A village mayor in French seaside town of Cannes has directed the prohibition of full-body swimsuits known as “burkinis” after a beach brawl between families of North African descent and local youths.
Lionnel Luca, the mayor of Villeneuve-Loubet, announced the ban of the Islamic swim wear citing security concerns even as he branded the clothing “the uniform of extremist Islamism”.
He also said the prohibition was for sanitary reasons.
The ban was imposed at a special council session on Sunday in Sisco amid tensions over the brawl, in which five people were hurt.
“I was told that there was a couple on one of our beaches where the wife was swimming fully dressed, and I considered that unacceptable for hygienic reasons and unwelcome given the general situation,” he told the AFP news agency.
“In France, one does not come to the beach dressed to display one’s religious convictions, especially as they are false convictions that the religion does not demand.”
The ban has provoked strong criticism from Muslim groups and anti-discrimination organisations, who argue that women should have the freedom to dress how they wish.
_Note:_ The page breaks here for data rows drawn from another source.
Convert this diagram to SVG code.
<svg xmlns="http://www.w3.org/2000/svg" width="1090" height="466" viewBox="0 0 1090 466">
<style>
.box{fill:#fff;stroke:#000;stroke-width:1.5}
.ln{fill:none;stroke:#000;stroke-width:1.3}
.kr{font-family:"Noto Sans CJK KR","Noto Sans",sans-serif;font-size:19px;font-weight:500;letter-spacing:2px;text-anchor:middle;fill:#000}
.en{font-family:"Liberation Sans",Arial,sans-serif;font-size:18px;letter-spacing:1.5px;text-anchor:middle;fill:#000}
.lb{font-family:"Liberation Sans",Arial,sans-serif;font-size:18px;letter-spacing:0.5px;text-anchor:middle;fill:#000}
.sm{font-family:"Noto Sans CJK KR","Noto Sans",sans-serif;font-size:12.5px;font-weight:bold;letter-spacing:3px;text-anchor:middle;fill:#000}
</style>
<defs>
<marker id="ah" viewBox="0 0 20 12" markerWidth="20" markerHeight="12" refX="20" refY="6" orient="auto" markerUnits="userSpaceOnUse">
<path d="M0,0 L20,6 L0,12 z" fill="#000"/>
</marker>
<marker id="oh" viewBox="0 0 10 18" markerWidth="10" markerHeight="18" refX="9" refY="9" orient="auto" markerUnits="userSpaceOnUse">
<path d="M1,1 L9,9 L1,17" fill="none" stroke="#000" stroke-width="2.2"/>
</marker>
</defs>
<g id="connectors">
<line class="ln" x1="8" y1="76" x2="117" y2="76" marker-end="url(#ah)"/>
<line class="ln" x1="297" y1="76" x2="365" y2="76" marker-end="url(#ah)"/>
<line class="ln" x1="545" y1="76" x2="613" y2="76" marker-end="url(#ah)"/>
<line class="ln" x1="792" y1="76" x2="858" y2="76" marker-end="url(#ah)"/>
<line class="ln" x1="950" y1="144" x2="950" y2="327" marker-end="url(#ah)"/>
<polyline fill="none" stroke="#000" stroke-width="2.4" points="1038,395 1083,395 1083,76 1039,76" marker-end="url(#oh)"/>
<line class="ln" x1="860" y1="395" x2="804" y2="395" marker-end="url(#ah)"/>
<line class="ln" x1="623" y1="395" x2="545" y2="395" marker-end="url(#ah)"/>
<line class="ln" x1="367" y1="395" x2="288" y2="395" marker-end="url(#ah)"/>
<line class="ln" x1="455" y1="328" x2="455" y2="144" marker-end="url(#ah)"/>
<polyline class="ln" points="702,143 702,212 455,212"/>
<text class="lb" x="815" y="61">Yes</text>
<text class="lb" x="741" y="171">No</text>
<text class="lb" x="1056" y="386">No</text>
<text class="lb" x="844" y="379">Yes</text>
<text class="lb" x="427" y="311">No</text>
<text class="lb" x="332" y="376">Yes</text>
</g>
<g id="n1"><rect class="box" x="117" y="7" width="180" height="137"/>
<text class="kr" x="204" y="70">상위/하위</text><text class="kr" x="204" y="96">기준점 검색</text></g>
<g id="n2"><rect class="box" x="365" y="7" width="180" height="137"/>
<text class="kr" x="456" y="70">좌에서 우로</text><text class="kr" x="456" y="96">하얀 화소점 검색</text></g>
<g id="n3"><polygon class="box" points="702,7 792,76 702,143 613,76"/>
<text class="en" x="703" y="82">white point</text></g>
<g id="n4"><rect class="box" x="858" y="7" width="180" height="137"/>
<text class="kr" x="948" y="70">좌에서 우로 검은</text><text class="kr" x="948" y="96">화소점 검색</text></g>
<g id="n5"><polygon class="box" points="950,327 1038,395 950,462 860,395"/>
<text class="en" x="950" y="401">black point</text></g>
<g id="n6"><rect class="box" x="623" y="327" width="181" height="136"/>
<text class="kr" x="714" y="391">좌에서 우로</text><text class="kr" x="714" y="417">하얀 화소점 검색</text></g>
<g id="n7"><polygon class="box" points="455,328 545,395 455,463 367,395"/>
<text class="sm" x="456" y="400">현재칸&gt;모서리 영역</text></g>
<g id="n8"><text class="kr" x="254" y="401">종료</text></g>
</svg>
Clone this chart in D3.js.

This is even as a French human rights group has said it would oppose the ban in court, reports Al Jazeera.
Marwan Muhammad, the executive director of the Collective Against Islamophobia in France, posted a message on the group’s Facebook page.
He wrote: “Ten women have asked us to sue the town of Cannes.
“We are currently conducting interlocutory action against Cannes.
The burkini ban will remain in place until August 31, according to officials.
Anyone breaching the order could face a £32 fine.
Tension has grown this summer between local communities and Muslims of North African origin in the south of France, especially following the massacre of 85 people by a lorry driver on the seafront at Nice on 14 July.